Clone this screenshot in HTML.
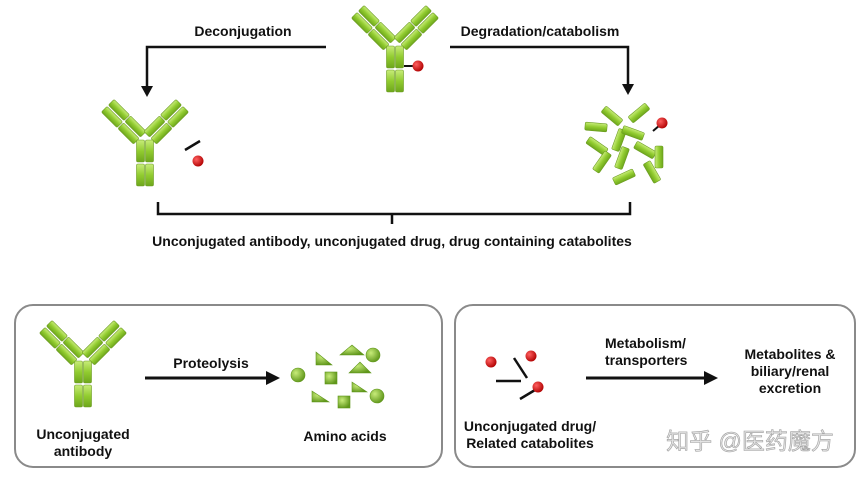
<!DOCTYPE html>
<html><head><meta charset="utf-8"><style>
html,body{margin:0;padding:0;background:#fff;}
svg text{font-family:"Liberation Sans","Noto Sans CJK SC",sans-serif;font-weight:bold;fill:#111;}
</style></head><body>
<svg width="864" height="479" viewBox="0 0 864 479" xmlns="http://www.w3.org/2000/svg">
<defs>
<linearGradient id="g" x1="0" y1="0" x2="0" y2="1">
<stop offset="0" stop-color="#c8ec7a"/><stop offset="0.5" stop-color="#92cc30"/><stop offset="1" stop-color="#6da61c"/></linearGradient>
<radialGradient id="r" cx="0.35" cy="0.35" r="0.7"><stop offset="0" stop-color="#ff6060"/><stop offset="1" stop-color="#b00000"/></radialGradient>
<radialGradient id="gb" cx="0.35" cy="0.35" r="0.7"><stop offset="0" stop-color="#c8ec7a"/><stop offset="1" stop-color="#5f961a"/></radialGradient>
<rect id="seg" x="-11" y="-4" width="22" height="8" rx="1.5" fill="url(#g)" stroke="#6c9c22" stroke-width="0.6"/>
<g id="ab">
<use href="#seg" transform="translate(19,13) rotate(45)"/>
<use href="#seg" transform="translate(12,20) rotate(45)"/>
<use href="#seg" transform="translate(35.5,29.5) rotate(45)"/>
<use href="#seg" transform="translate(28.5,36.5) rotate(45)"/>
<use href="#seg" transform="translate(71,13) rotate(-45)"/>
<use href="#seg" transform="translate(78,20) rotate(-45)"/>
<use href="#seg" transform="translate(54.5,29.5) rotate(-45)"/>
<use href="#seg" transform="translate(61.5,36.5) rotate(-45)"/>
<rect x="36.5" y="43" width="8" height="22" rx="1.5" fill="url(#g)" stroke="#6c9c22" stroke-width="0.6"/>
<rect x="45.5" y="43" width="8" height="22" rx="1.5" fill="url(#g)" stroke="#6c9c22" stroke-width="0.6"/>
<rect x="36.5" y="67" width="8" height="22" rx="1.5" fill="url(#g)" stroke="#6c9c22" stroke-width="0.6"/>
<rect x="45.5" y="67" width="8" height="22" rx="1.5" fill="url(#g)" stroke="#6c9c22" stroke-width="0.6"/>
</g>
</defs>

<use href="#ab" transform="translate(350,3)"/>
<line x1="404" y1="66" x2="413" y2="66" stroke="#111" stroke-width="2"/>
<circle cx="418" cy="66" r="5.5" fill="url(#r)"/>

<text x="243" y="36" font-size="14" text-anchor="middle">Deconjugation</text>
<text x="540" y="36" font-size="14" text-anchor="middle">Degradation/catabolism</text>
<polyline points="326,47 147,47 147,88" fill="none" stroke="#111" stroke-width="2.5"/>
<polygon points="141,86 153,86 147,97" fill="#111"/>
<polyline points="450,47 628,47 628,86" fill="none" stroke="#111" stroke-width="2.5"/>
<polygon points="622,84 634,84 628,95" fill="#111"/>

<use href="#ab" transform="translate(100,97)"/>
<line x1="185" y1="150" x2="200" y2="141" stroke="#111" stroke-width="2.5"/>
<circle cx="198" cy="161" r="5.5" fill="url(#r)"/>

<g>
<use href="#seg" transform="translate(612,116) rotate(40)"/>
<use href="#seg" transform="translate(639,113) rotate(-40)"/>
<use href="#seg" transform="translate(596,127) rotate(5)"/>
<use href="#seg" transform="translate(619,140) rotate(-70)"/>
<use href="#seg" transform="translate(633,133) rotate(20)"/>
<use href="#seg" transform="translate(597,146) rotate(35)"/>
<use href="#seg" transform="translate(622,158) rotate(-70)"/>
<use href="#seg" transform="translate(645,150) rotate(30)"/>
<use href="#seg" transform="translate(659,157) rotate(-90)"/>
<use href="#seg" transform="translate(602,162) rotate(-55)"/>
<use href="#seg" transform="translate(652,172) rotate(60)"/>
<use href="#seg" transform="translate(624,177) rotate(-25)"/>
</g>
<line x1="653" y1="131" x2="660" y2="125" stroke="#111" stroke-width="2"/>
<circle cx="662" cy="123" r="5.5" fill="url(#r)"/>

<path d="M158,202 V214 H630 V202 M392,214 V224" fill="none" stroke="#111" stroke-width="2.5"/>
<text x="392" y="246" font-size="14" text-anchor="middle">Unconjugated antibody, unconjugated drug, drug containing catabolites</text>

<rect x="15" y="305" width="427" height="162" rx="18" fill="none" stroke="#8a8a8a" stroke-width="2"/>
<use href="#ab" transform="translate(38,318)"/>
<text x="83" y="439" font-size="14" text-anchor="middle">Unconjugated</text>
<text x="83" y="456" font-size="14" text-anchor="middle">antibody</text>
<text x="211" y="368" font-size="14" text-anchor="middle">Proteolysis</text>
<line x1="145" y1="378" x2="268" y2="378" stroke="#111" stroke-width="3"/>
<polygon points="266,371 280,378 266,385" fill="#111"/>
<g fill="url(#gb)" stroke="#5f961a" stroke-width="0.6">
<polygon points="340,355 352,345 364,355"/>
<circle cx="373" cy="355" r="7"/>
<polygon points="316,352 316,365 332,365"/>
<polygon points="349,373 360,362 371,373"/>
<circle cx="298" cy="375" r="7"/>
<rect x="325" y="372" width="12" height="12"/>
<polygon points="352,382 352,392 367,392"/>
<circle cx="377" cy="396" r="7"/>
<polygon points="312,391 312,402 329,402"/>
<rect x="338" y="396" width="12" height="12"/>
</g>
<text x="345" y="441" font-size="14" text-anchor="middle">Amino acids</text>

<rect x="455" y="305" width="400" height="162" rx="18" fill="none" stroke="#8a8a8a" stroke-width="2"/>
<circle cx="491" cy="362" r="5.5" fill="url(#r)"/>
<circle cx="531" cy="356" r="5.5" fill="url(#r)"/>
<line x1="514" y1="358" x2="527" y2="378" stroke="#111" stroke-width="2.5"/>
<line x1="496" y1="381" x2="521" y2="381" stroke="#111" stroke-width="2.5"/>
<line x1="520" y1="399" x2="535" y2="390" stroke="#111" stroke-width="2.5"/>
<circle cx="538" cy="387" r="5.5" fill="url(#r)"/>
<text x="530" y="431" font-size="14" text-anchor="middle">Unconjugated drug/</text>
<text x="530" y="448" font-size="14" text-anchor="middle">Related catabolites</text>
<text x="605" y="348" font-size="14">Metabolism/</text>
<text x="605" y="365" font-size="14">transporters</text>
<line x1="586" y1="378" x2="706" y2="378" stroke="#111" stroke-width="3"/>
<polygon points="704,371 718,378 704,385" fill="#111"/>
<text x="790" y="359" font-size="14" text-anchor="middle">Metabolites &amp;</text>
<text x="790" y="376" font-size="14" text-anchor="middle">biliary/renal</text>
<text x="790" y="393" font-size="14" text-anchor="middle">excretion</text>
<text x="750" y="449" font-size="23" text-anchor="middle" style="font-weight:normal;fill:#e4e4e4;stroke:#a0a0a0;stroke-width:0.6">知乎 @医药魔方</text>
</svg>
</body></html>
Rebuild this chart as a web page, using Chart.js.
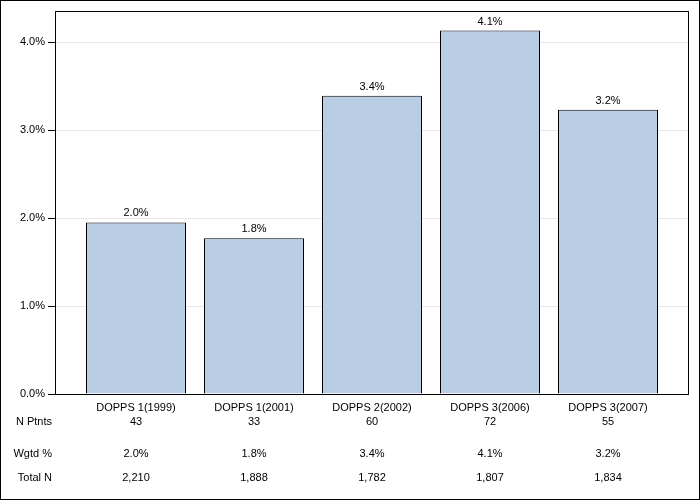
<!DOCTYPE html>
<html>
<head>
<meta charset="utf-8">
<script src="https://cdn.jsdelivr.net/npm/chart.js@4/dist/chart.umd.min.js"></script>
<style>
  html, body { margin: 0; padding: 0; background: #fff; }
  #wrap { width: 700px; height: 500px; position: relative; }
</style>
</head>
<body>
<div id="wrap"><canvas id="myChart" width="700" height="500"></canvas></div>
<script>
// data
const categories = ["DOPPS 1(1999)", "DOPPS 1(2001)", "DOPPS 2(2002)", "DOPPS 3(2006)", "DOPPS 3(2007)"];
const percentValues = [1.95, 1.77, 3.39, 4.13, 3.23];
const nPatients = ["43", "33", "60", "72", "55"];
const wgtdPct = ["2.0%", "1.8%", "3.4%", "4.1%", "3.2%"];
const totalN = ["2,210", "1,888", "1,782", "1,807", "1,834"];
const yTicks = [0, 1, 2, 3, 4];

const FONT = "'Liberation Sans', Arial, sans-serif";

// frame around whole picture and around the plot, bar labels, and the table below
const extras = {
    id: "extras",
    afterDraw(chart) {
        const ctx = chart.ctx;
        const area = chart.chartArea;
        const x = chart.scales.x;
        const meta = chart.getDatasetMeta(0);
        ctx.save();
        ctx.strokeStyle = "#000";
        ctx.lineWidth = 1;
        ctx.strokeRect(0.5, 0.5, chart.width - 1, chart.height - 1);
        ctx.strokeRect(Math.round(area.left) + 0.5, Math.round(area.top) + 0.5,
            Math.round(area.right - area.left) - 1, Math.round(area.bottom - area.top));

        ctx.fillStyle = "#000";
        ctx.font = "11px " + FONT;
        ctx.textAlign = "center";
        ctx.textBaseline = "middle";
        meta.data.forEach((bar, i) => {
            ctx.fillText(wgtdPct[i], bar.x, bar.y - 9);
        });

        const rows = [
            ["N Ptnts", nPatients, 422],
            ["Wgtd %", wgtdPct, 454],
            ["Total N", totalN, 478]
        ];
        rows.forEach(([label, vals, y]) => {
            ctx.textAlign = "right";
            ctx.fillText(label, 52, y);
            ctx.textAlign = "center";
            vals.forEach((v, i) => ctx.fillText(v, x.getPixelForValue(i), y));
        });
        ctx.restore();
    }
};

new Chart(document.getElementById("myChart").getContext("2d"), {
    type: "bar",
    data: {
        datasets: [{
            data: percentValues.map((v, i) => ({ x: i, y: v })),
            backgroundColor: "#B9CDE5",
            borderColor: "#000",
            borderWidth: 1,
            borderSkipped: "bottom",
            categoryPercentage: 1,
            barPercentage: 100 / 118
        }]
    },
    options: {
        responsive: false,
        animation: false,
        devicePixelRatio: 1,
        layout: { padding: { top: 11, right: 11, left: 0, bottom: 0 } },
        plugins: { legend: { display: false }, tooltip: { enabled: false } },
        scales: {
            x: {
                type: "linear",
                offset: false,
                min: -81 / 118,
                max: 634 / 118 - 81 / 118,
                afterBuildTicks: s => { s.ticks = categories.map((c, i) => ({ value: i })); },
                afterFit: s => { s.height = 106; },
                grid: { display: false, drawTicks: false, offset: false },
                border: { display: false },
                ticks: {
                    autoSkip: false,
                    maxRotation: 0,
                    padding: 7,
                    color: "#000",
                    font: { family: FONT, size: 11 },
                    callback: v => categories[v]
                }
            },
            y: {
                min: 0,
                max: 383 / 88,
                afterBuildTicks: s => { s.ticks = yTicks.map(v => ({ value: v })); },
                afterFit: s => { s.width = 55; },
                grid: { color: "#e8e8e8", tickColor: "#000", tickLength: 7 },
                border: { display: false },
                ticks: {
                    padding: 3,
                    color: "#000",
                    font: { family: FONT, size: 11 },
                    callback: v => v.toFixed(1) + "%"
                }
            }
        }
    },
    plugins: [extras]
});
</script>
</body>
</html>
+===+
• _Required task_:
Scan the material above for the string "this" and report each line where you find it.

• _Output below_:
Clone this screenshot in HTML.
Rebuild this chart as a web page, using Chart.js.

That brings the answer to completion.